I wished to run again. I missed the high.
But On Super Bowl 47 day, I went to my uncles house for his birthday. I thought about the people who were at my house, and for a millisecond, I wished to be there too. I ate cake and ice cream and guacamole that made up for all the calories I imagine I'd burned bouncing up and down for an entire hour.
When we went home my mood changed. I stalled in the car for a minute staring up at the ice fibers twinkling down from the stars. The house was much more crowded then I anticipated. They all yelled. I only saw a few people, but I scurried upstairs. A boy from my English class, a boy from my home room, and a boy who was popular in my grade. His sister. My brother, his girl friend, his best friend. An array of people who were seniors and football players, the twins I knew since 3rd grade, the ones who exclaimed "BRE-YONCE" when ever i walked view,
I thought about it as I snuck upstairs.

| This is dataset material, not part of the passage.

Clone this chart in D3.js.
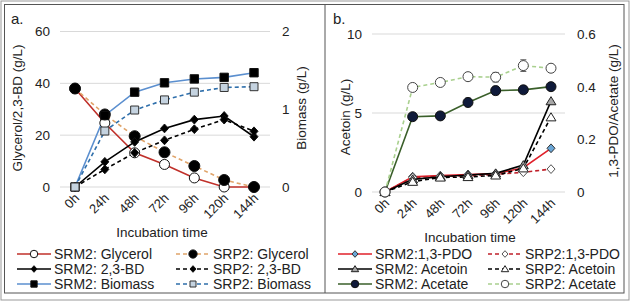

How much I wish I was able to interact with these people. How I wish I was their friends. How I wish I could be what I knew my brother wanted me to be deep down, His protege. I wished i could too, I really did. He didn't understand how much I wished to be apart of it. To know them, to be known, to be able to have just one simple conversation with a human being without feeling as though my throat was sinking into my stomach.
I day dreamed about a day when it could all be a reality. I promised one day he wouldn't have to introduce me to people, again. and then I thought that maybe it never happen, and it was a bitter feeling. I'd just finished the Kite Runner. “I wondered if that was how forgiveness budded; not with the fanfare of epiphany, but with pain gathering its things, packing up, and slipping away unannounced in the middle of the night.”